I was therefore pleased to read that a long-planned restoration of this grand old church has finally come to completion:
Worshippers at the Luther Place Memorial Church in Northwest yesterday celebrated their role as a bridge between the District's black and white communities inside a historic monument to Reconstruction after the Civil War.
The occasion was a rededication service marking a two-year, $2 million restoration of the Northwest church, which was built in 1873 as a physical act of reconciliation between the North and the South.
The church, on 14th Street near Thomas Circle, even has pews in the front dedicated to Confederate Gen. Robert E. Lee and then-President Ulysses S. Grant, the former commander of the Union Army.
"It was designed to be a living testament for reconciliation. It started off with that spirit, then it fell into physical disrepair in the '70s and '80s," said John Hamre, former deputy secretary of defense in the Clinton White House and a congregation member since 1973. "It's only now, recently, that we've been able to bring the church back."
And despite its Reconstruction-era roots, the year that many people focused on yesterday was 1968. In that year, Martin Luther King was felled by an assassin, and leaders of the church faced a tough decision about whether to close their doors and protect the church or brave the ensuing riots and continue to minister to the community.
"It was the key year for me that's determined everything that's happened afterwards," said the Rev. Robert M. Holum, noting that he arrived at the church in 1968.
The church stayed open and, in the years since, has housed a free medical clinic, substance-abuse programs, homeless shelters, food and clothing distribution programs, a burial plot for homeless persons and the city's first residence for homeless women. "The story of that church is the story of Washington, D.C.," said Terry Lynch, executive director of the Downtown Cluster of Congregations. "Luther Place is a steward and beacon -- both of its beautiful buildings and of its commitment to acts of faith through good works."
The renovation included a repainting and plastering of the sanctuary, the installation of a new sound system and baseboard heating, and a restoration of the church's organ, its hardwood floors and balcony woodwork.

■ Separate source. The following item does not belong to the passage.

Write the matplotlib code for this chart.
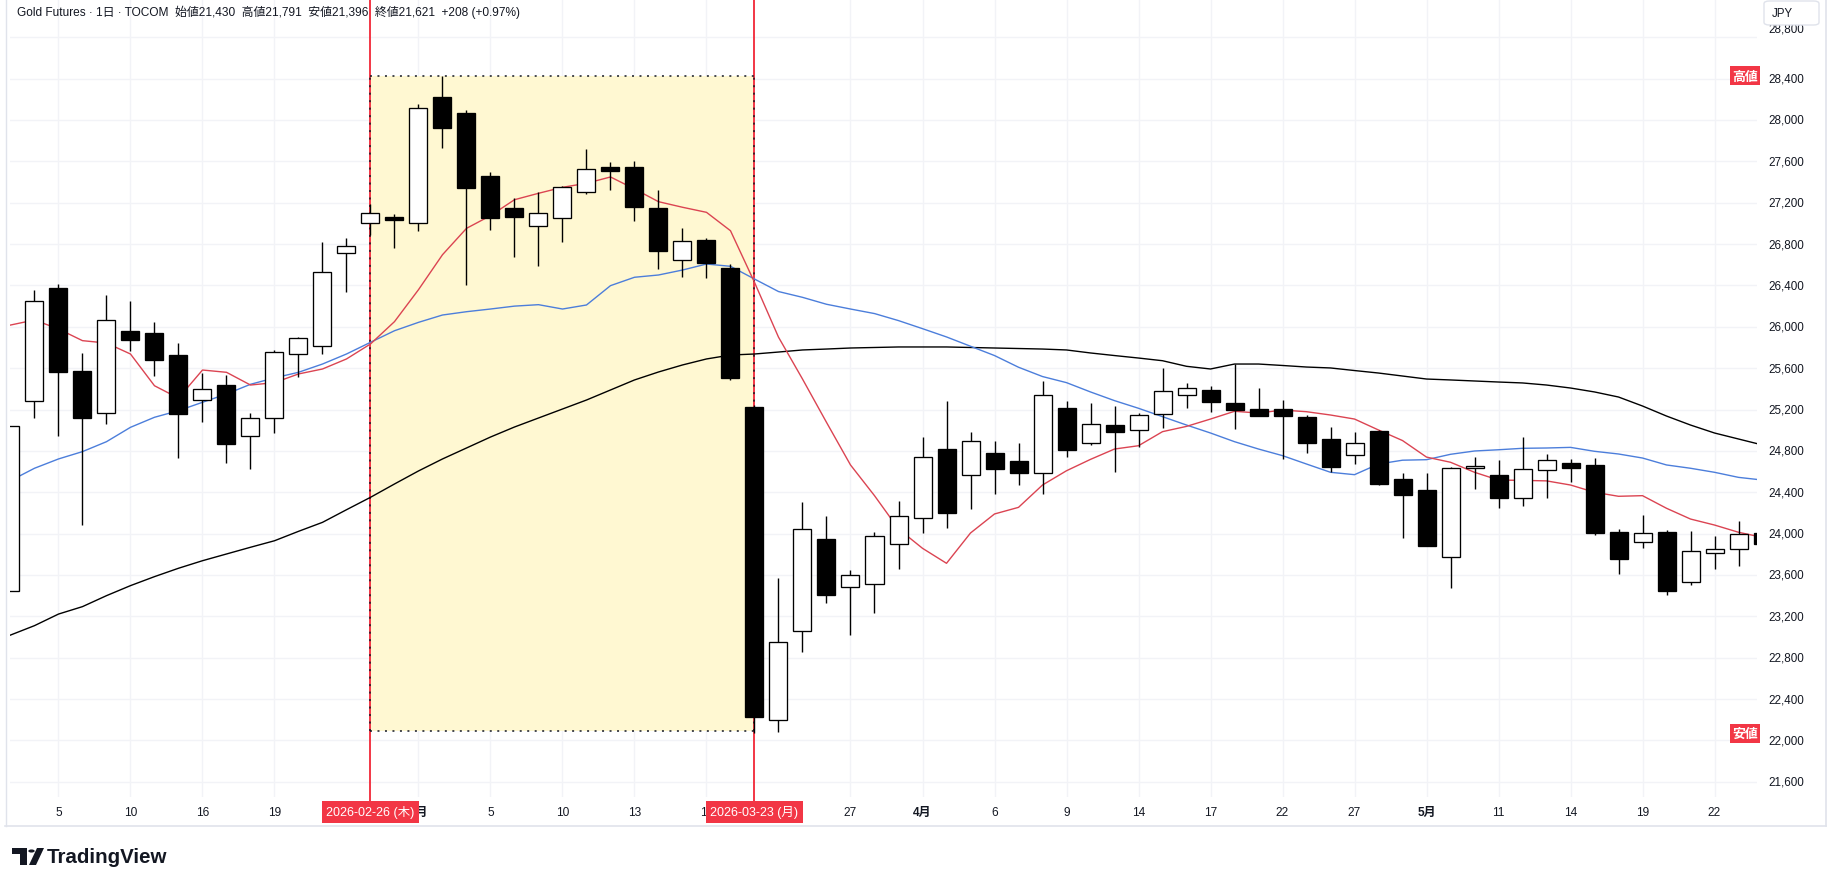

The highlight was the installation of four new stained-glass windows in the front of the building honoring King, Martin Luther, Harriet Tubman and Dietrich Bonhoeffer, a Lutheran pastor and theologian who fought against -- and was executed by -- the Nazis.
"Each one of these four figures represents freedom, ultimately, different dimensions of freedom," Mr. Hamre said. "The four have this very unifying, shared theme, that in various ways that the church is responsible for freedom in the world."
The four figures enshrined in glass -- two white German theologians and two black civil rights leaders -- represent the Lutheran church's goals as much as the duality of the church, which hosts the predominantly white Luther Place congregation and the largely black Unity Fellowship Church.
"Martin Luther himself was an advocate for social justice," said the Rev. Abena McCray, leader of the Unity Fellowship Church in the District. "We don't have the exact same doctrines, but as far as our social justice outreach, we do the exact same thing."